Picatrix is the name used today, and historically in Christian Europe, for a grimoire originally written in Arabic entitled Gayat al-Hakim, which most scholars assume was written in the middle of the 11th century, though a supported argument for composition in the first half of the 10th century has been made. The Arabic title has been translated as "The Aim of the Sage" or "The Goal of The Wise". The original Arabic work was translated into Spanish and then into Latin during the 13th century. The name "Picatrix" is also sometimes used to refer to the author.
Picatrix is a composite work that synthesizes older works on magic and astrology. One of the most influential interpretations suggests it is to be regarded as a "handbook of talismanic magic". Another researcher summarizes it as "the most thorough exposition of celestial magic in Arabic", indicating the sources for the work as "Arabic texts on Hermeticism, Sabianism, Ismailism, astrology, alchemy and magic produced in the Near East in the ninth and tenth centuries A.D." According to Eugenio Garin "In reality the Latin version of the Picatrix is as indispensable as the Corpus Hermeticum or the writings of Albumasar for understanding a conspicuous part of the production of the Renaissance, including the figurative arts." It has significantly influenced West European magical thinking from Marsilio Ficino in the 15th century, to Thomas Campanella in the 17th century. The manuscript in the British Library passed through several hands: Simon Forman, Richard Napier, Elias Ashmole and William Lilly.
According to the prologue of the Latin translation, Picatrix was translated into Spanish from the Arabic by order of Alphonso X of Castile at some time between 1256 and 1258. The Latin version was produced sometime later, based on translation of the Spanish manuscripts. It has been attributed to Maslama ibn Ahmad al-Majriti (an Andalusian mathematician), but many have called this attribution into question. Consequently, the author is sometimes indicated as "Pseudo-Majriti".
The Spanish and Latin versions were the only ones known to western scholars until Wilhelm Printz discovered an Arabic version in or around 1920.
Detailed books of magic rituals and spells, often invoking spirit entities. The term derives from grammarye or grammar, as magic was in times past intimately connected to the correct usage of language. Several of the more important grimoires were attributed the wise biblical king Solomon, while others were said to be the work of other ancient notables.
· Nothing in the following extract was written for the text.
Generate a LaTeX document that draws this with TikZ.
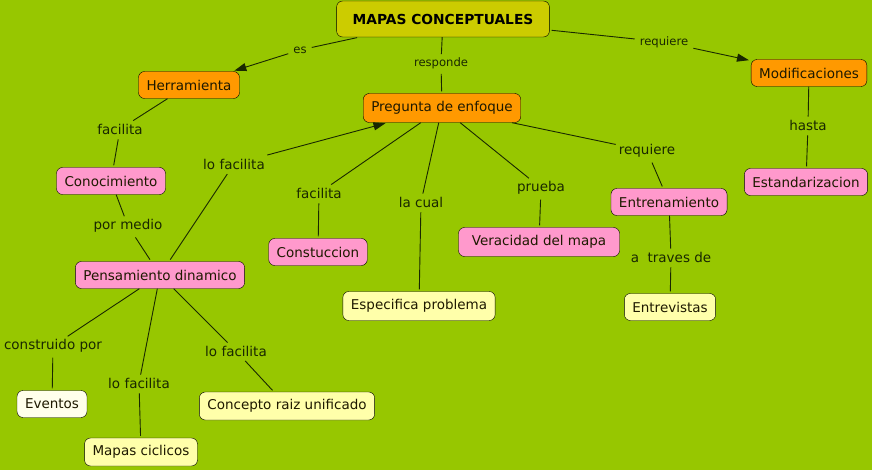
\documentclass[tikz,border=0pt]{standalone}
\usepackage{fontspec}
\setmainfont{DejaVu Sans}
\usetikzlibrary{arrows.meta}
\definecolor{fondo}{RGB}{151,199,0}
\definecolor{titulo}{RGB}{204,204,0}
\definecolor{naranja}{RGB}{255,153,0}
\definecolor{rosa}{RGB}{255,153,204}
\definecolor{crema}{RGB}{255,255,170}
\definecolor{blanco}{RGB}{255,255,235}
\definecolor{texto}{RGB}{30,25,0}
\definecolor{enlacetx}{RGB}{25,40,0}
\begin{document}
\begin{tikzpicture}[x=1pt,y=-1pt,
    concepto/.style={draw=black,rounded corners=6pt,inner xsep=8pt,minimum height=27pt,
      text=texto,font=\fontsize{13.5}{16}\selectfont},
    enlace/.style={inner sep=3pt,text=enlacetx,font=\fontsize{13.5}{16}\selectfont},
    chico/.style={inner sep=3pt,text=enlacetx,font=\fontsize{11.6}{14}\selectfont},
    linea/.style={draw=enlacetx,line width=0.9pt,shorten <=2pt,shorten >=2pt},
    flecha/.style={linea,-{Triangle[length=12pt,width=8pt]}}]
    \fill[fondo] (0,0) rectangle (872,470);
    \useasboundingbox (0,0) rectangle (872,470);
    % conceptos
    \node[concepto,fill=titulo,minimum height=36pt,inner xsep=16pt,text=black,
      font=\bfseries\fontsize{13.8}{16}\selectfont] (mapas) at (443,19) {MAPAS CONCEPTUALES};
    \node[concepto,fill=naranja] (herr) at (189,85) {Herramienta};
    \node[concepto,fill=naranja,minimum height=29pt] (preg) at (442,108) {Pregunta de enfoque};
    \node[concepto,fill=naranja] (modif) at (809,73) {Modificaciones};
    \node[concepto,fill=rosa] (conoc) at (111,181) {Conocimiento};
    \node[concepto,fill=rosa] (pens) at (160,275) {Pensamiento dinamico};
    \node[concepto,fill=rosa] (const) at (318,252) {Constuccion};
    \node[concepto,fill=rosa,minimum height=29pt,minimum width=161pt] (verac) at (539,242) {Veracidad del mapa};
    \node[concepto,fill=rosa] (entren) at (669,202) {Entrenamiento};
    \node[concepto,fill=rosa] (estand) at (806,182) {Estandarizacion};
    \node[concepto,fill=crema,minimum height=29pt] (espec) at (419,306) {Especifica problema};
    \node[concepto,fill=crema] (entrev) at (670,307) {Entrevistas};
    \node[concepto,fill=blanco] (event) at (52,404) {Eventos};
    \node[concepto,fill=crema,minimum height=28pt] (raiz) at (287,406) {Concepto raiz unificado};
    \node[concepto,fill=crema,minimum height=28pt] (ciclo) at (141,452) {Mapas ciclicos};
    % palabras de enlace
    \node[chico] (es) at (300,50) {es};
    \node[chico] (resp) at (441,63) {responde};
    \node[chico] (req1) at (664,42) {requiere};
    \node[enlace] (fac1) at (120,129) {facilita};
    \node[enlace] (lofac1) at (234,164) {lo facilita};
    \node[enlace] (medio) at (128,226) {por medio};
    \node[enlace] (fac2) at (319,193) {facilita};
    \node[enlace] (cual) at (421,202) {la cual};
    \node[enlace] (prueba) at (541,188) {prueba};
    \node[enlace] (req2) at (647,151) {requiere};
    \node[enlace] (hasta) at (808,125) {hasta};
    \node[enlace] (traves) at (671,257) {a\ \ traves de};
    \node[enlace] (constr) at (53,346) {construido por};
    \node[enlace] (lofac2) at (139,383) {lo facilita};
    \node[enlace] (lofac3) at (236,351) {lo facilita};
    % conexiones
    \draw[linea] (mapas) -- (es);
    \draw[flecha] (es) -- (herr);
    \draw[linea] (mapas) -- (resp) -- (preg);
    \draw[linea] (mapas) -- (req1);
    \draw[flecha] (req1) -- (modif);
    \draw[linea] (herr) -- (fac1) -- (conoc);
    \draw[linea] (conoc) -- (medio) -- (pens);
    \draw[linea] (pens) -- (lofac1);
    \draw[flecha] (lofac1) -- (preg);
    \draw[linea] (preg) -- (fac2) -- (const);
    \draw[linea] (preg) -- (cual) -- (espec);
    \draw[linea] (preg) -- (prueba) -- (verac);
    \draw[linea] (preg) -- (req2) -- (entren);
    \draw[linea] (modif) -- (hasta) -- (estand);
    \draw[linea] (entren) -- (traves) -- (entrev);
    \draw[linea] (pens) -- (constr) -- (event);
    \draw[linea] (pens) -- (lofac2) -- (ciclo);
    \draw[linea] (pens) -- (lofac3) -- (raiz);
\end{tikzpicture}
\end{document}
Grimoires began to appear during medieval times, when Western society was controlled by the Roman Catholic church, and the early grimoires reflect the conflict with Catholicism's supernaturalism. The grimoires called upon spirits generally thought to be evil by the church and were thus often branded as instruments of black magic. Some grimoires directly challenged church authority. One book of black magic was attributed to a pope. In the last century, a new form of ceremonial magic that operates outside the Christian sphere has arisen. Grimoires have thus taken on the trappings of an alternative religious worldview that assumes a neutral position with regard to Christianity.
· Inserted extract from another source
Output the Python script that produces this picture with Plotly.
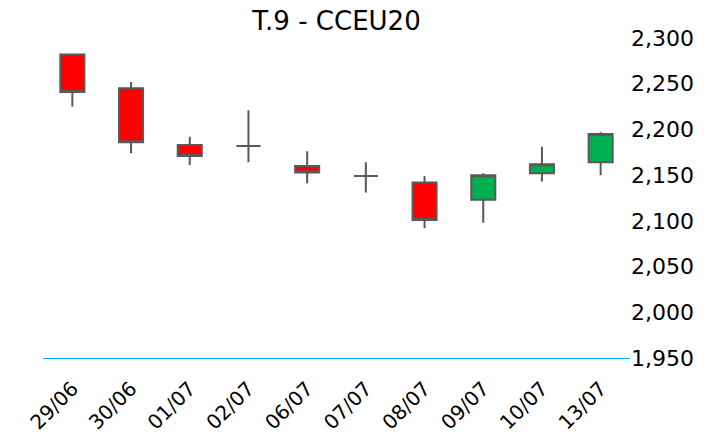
import plotly.graph_objects as go

dates = ["29/06", "30/06", "01/07", "02/07", "06/07", "07/07", "08/07", "09/07", "10/07", "13/07"]
open_ = [2282, 2245, 2183, 2182, 2160, 2149, 2142, 2123, 2152, 2164]
high = [2282, 2252, 2192, 2221, 2176, 2164, 2149, 2152, 2181, 2197]
low = [2225, 2174, 2161, 2164, 2141, 2131, 2092, 2098, 2143, 2150]
close = [2241, 2186, 2171, 2182, 2153, 2149, 2101, 2150, 2162, 2195]

y_ticks = [1950, 2000, 2050, 2100, 2150, 2200, 2250, 2300]

# The page body has an 8px margin, so the figure is sized to fit the window.
W, H = 700, 432

fig = go.Figure(
    go.Candlestick(
        x=dates,
        open=open_,
        high=high,
        low=low,
        close=close,
        increasing=dict(fillcolor="#00B050", line=dict(color="#595959", width=2)),
        decreasing=dict(fillcolor="#FF0000", line=dict(color="#595959", width=2)),
        whiskerwidth=0,
        showlegend=False,
    )
)

fig.update_layout(
    width=W,
    height=H,
    margin=dict(l=35, r=78, t=30, b=82),
    paper_bgcolor="white",
    plot_bgcolor="white",
    boxgap=0.59,
    boxgroupgap=0,
    font=dict(family="DejaVu Sans", color="#000000"),
    title=dict(
        text="T.9 - CCEU20",
        x=0.5,
        xref="paper",
        xanchor="center",
        y=1,
        yanchor="top",
        yref="container",
        pad=dict(t=4, b=0, l=0, r=0),
        font=dict(size=26, family="DejaVu Sans", color="#000000"),
    ),
    xaxis=dict(
        type="category",
        rangeslider=dict(visible=False),
        automargin=False,
        showgrid=False,
        showline=True,
        linecolor="#00B0F0",
        linewidth=1,
        tickangle=-45,
        tickfont=dict(size=20),
        ticks="outside",
        ticklen=10,
        tickcolor="rgba(0,0,0,0)",
        zeroline=False,
        range=[-0.5, 9.5],
    ),
    yaxis=dict(
        side="right",
        automargin=False,
        range=[1950, 2300],
        tickvals=y_ticks,
        tickformat=",d",
        showgrid=False,
        zeroline=False,
        showline=False,
        ticks="",
        tickfont=dict(size=22),
    ),
)

fig.write_html("out.html")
Throughout the nineteenth and twentieth centuries, students of magic have tracked down many grimoires, some rare copies of which survived in the British Museum and the Bibliotheque de l'Arsenal in Paris, and made them available to the public. The Magus, published by Francis Barrett in London in 1801, stands as the fountainhead of these efforts. Barrett had access to a number of magic documents from which he took bits and pieces to construct a section of his book, which he titled The Cabala or The Secret Mysteries of Ceremonial Magic Illustrated. It includes not only instructions for working magic but also imaginative drawings of the various evil spirits he discusses. The Magus is important in being the first modern publication with sufficient instruction to actually attempt magic rituals.
The next major step in preserving grimoires came in the mid-nineteenth century with the writings of Eliphas Levi. His 1856 book, The Ritual of Transcendent Magic, enlarges upon Barrett's presentation and discusses several grimoires. In The History of Magic (1971) he includes a lengthy discussion of The Grimoire of Honorius (1629). Levi's books did much to create a revival of magic which then took embodiment in the Hermetic Order of the Golden Dawn, the first modern group to create a whole system of ritual magic. As a result of the order's activities, several of its members took important steps in publishing grimoires.